After Hours in a Women's Apartment
Back in college, two friends of mine rented After Hours and convinced me to watch it with them. I had never heard of the movie before but they told me it was directed by Martin Scorsese and it was a comedy - a dark comedy. That's all the information I had and in the end I was thankful that was all they told me. Now-a-days I try going to every movie I see as ignorant as possible.
A Night in the Life After Hours is a night in the New York city life of data entry jockey Paul Hackett (Griffin Dunne). We are introduced to his menial life at work where he is training a new co-worker (Bronson Pinchot). Paul ends his day and leaves work in exchange for the more relaxing atmosphere of a coffee shop where he meets Marcy (Rosanna Arquette). After some deliberation, Paul eventually ends up seeing Marcy later that same night at her apartment in Soho and the night's strange events unfold from there.
The Longest Hour and a Half Ever
The run time of After Hours is 96 minutes - the longest 96 minutes any movie has ever captured on film. It is a glorious 96 minutes but you might not want to endure it for another 96 months. I will attempt to explain without spoiling the movie.
I loved After Hours but not until it was over. It had me hoping, fearing, laughing and, above all, squirming through the entire length of the film. I found myself cheering for Paul, I genuinely wanted things to work out for him. I offered him advice, desperate for him to here me yelling, "Just go over there - no don't do that!" I kept repeating to my friends, "I'm gonna love this movie as soon as it's over." During the movie, though, it's quite a ride.

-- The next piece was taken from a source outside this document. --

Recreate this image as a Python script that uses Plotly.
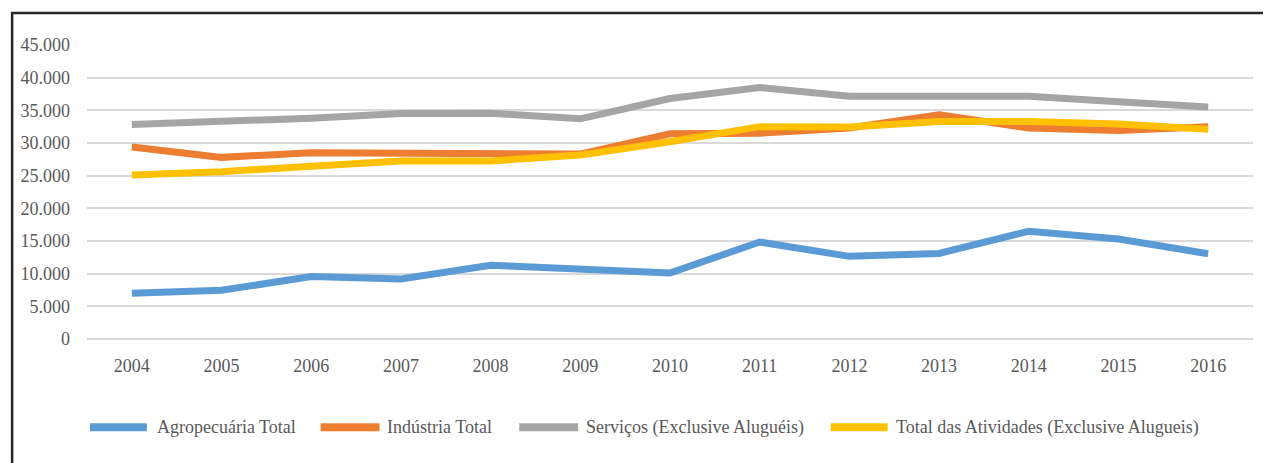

If all movies made me this emotional and fretful for the characters, I'd need a psychiatry session after every movie I saw. The string of events in After Hours are all told from Paul's point of view; he is in every scene and nearly every shot. We have no choice but to cheer for him and we truly want him succeed! This is the mark of a well made movie, to make the audience care about its characters. Through the cast of odd characters he meets in the course of one night, we share in Paul's frustrations and hope the best for him because seeing him out of harm's way would give us some emotional relief as well! Hats off to writer Joseph Minion and Martin Scorsese for bringing it to life.
Afterward
Since seeing The Blair Witch Project, I gave some thought about how After Hours might do today if it were marketed like Blair Witch. If the general public were told After Hours was the first real dark-comedy, they'd watch with certain expectations. This can be worse than knowing the entire plot of a movie! Plot is a collection of facts while expectations tell you that plot it will do to you. Whatever makes me squirm with laughter may bring comfort or tears to someone else. What's important though, is that it can give both of us a great emotional reaction. For my friends and me, After Hours accomplished just that.